L’avenir de la non-prolifération nucléaire
Est-ce que la non-prolifération a encore un avenir ? Ma réflexion s’inscrit dans une perspective qui n’est pas très optimiste, et qui n’est pas celle en tout cas de Mme Albright, qui déclarait dans un récent article paru dans l’International Herald Tribune qu’il était temps de renouveler la foi dans le TNP ; or si l’on se place dans ce domaine, cela permet certes de tout espérer, mais aussi de redouter le pire. J’articulerai mon exposé en deux volets : le premier sera un bilan de la non-prolifération, le second une réflexion prospective sur celle-ci et l’évolution de la posture des puissances nucléaires à un horizon 2015-2030.
Premier constat concernant la non-prolifération : elle a reçu de rudes coups au cours de ces deux dernières années et surtout de ces derniers mois. On a pu s’apercevoir que la machine commençait à être sérieusement grippée lorsque la Douma a refusé de ratifier Start II, ou plus exactement lorsque l’Administration Eltsine a renoncé à présenter Start II devant la Douma (1). Pourquoi un tel renoncement ? Bien sûr parce que le Parlement russe était, pour une large part, hostile au traité ; mais aussi parce que l’Administration américaine n’a jamais rien fait pour faciliter sa ratification, en se livrant, à chaque fois que le gouvernement russe a manifesté l’intention de soumettre le texte à la Douma, à des actions diplomatiques ou militaires (salve de missiles sur l’Irak, intervention au Kosovo) qui ôtaient à la démarche toute chance de réussite.

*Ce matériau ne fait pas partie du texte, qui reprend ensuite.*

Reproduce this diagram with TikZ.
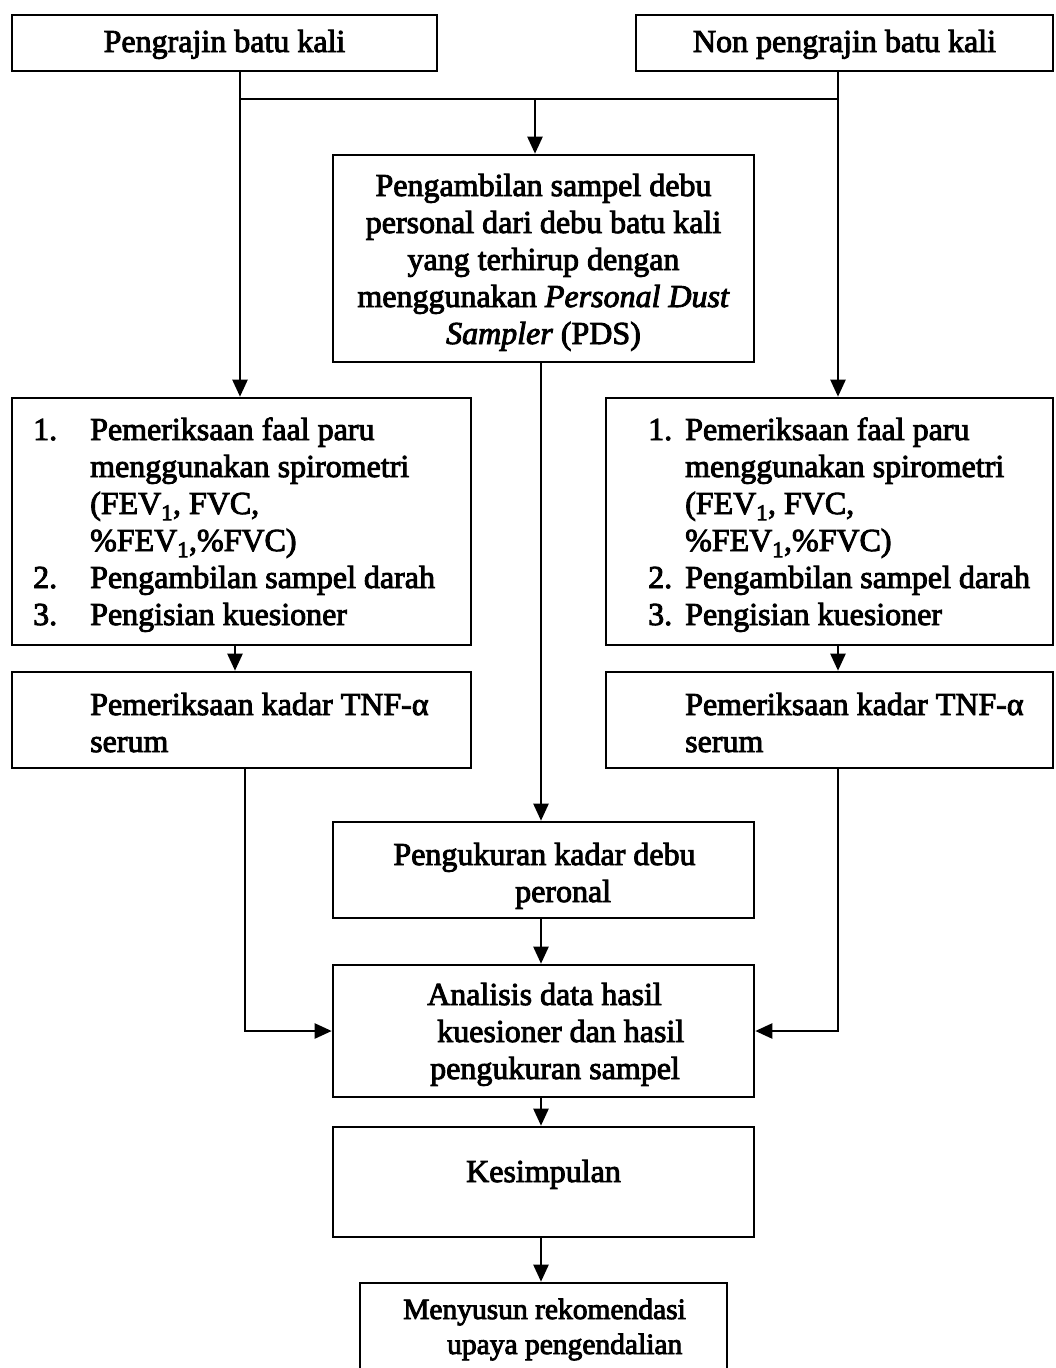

Au contentieux sur la ratification de Start II s’est ajouté celui sur les essais nucléaires de l’Inde et du Pakistan en mai 1998. Ce fut là aussi un mauvais coup porté à la diplomatie de non-prolifération, d’autant plus qu’aucun de ces deux États n’a cru bon de faire montre par la suite d’un quelconque repentir. Très rapidement, après des menaces de sanctions, on a fait machine arrière, à l’égard de l’Inde parce qu’on a eu tôt fait de se rendre compte que sa faible insertion dans les mécanismes financiers internationaux ôtait beaucoup de leur efficacité aux sanctions économiques, mais aussi à l’égard du Pakistan, qui a su avec habileté faire valoir que, compte tenu de ses difficultés économiques et de sa position géographique à la conjonction de zones instables, personne n’avait intérêt à courir le risque de le voir plonger dans le chaos ; c’est la raison pour laquelle les États-Unis ont considéré, dès juillet 1998, qu’il était préférable de reprendre l’aide à l’économie pakistanaise un moment suspendue, et cela avec l’accord du FMI.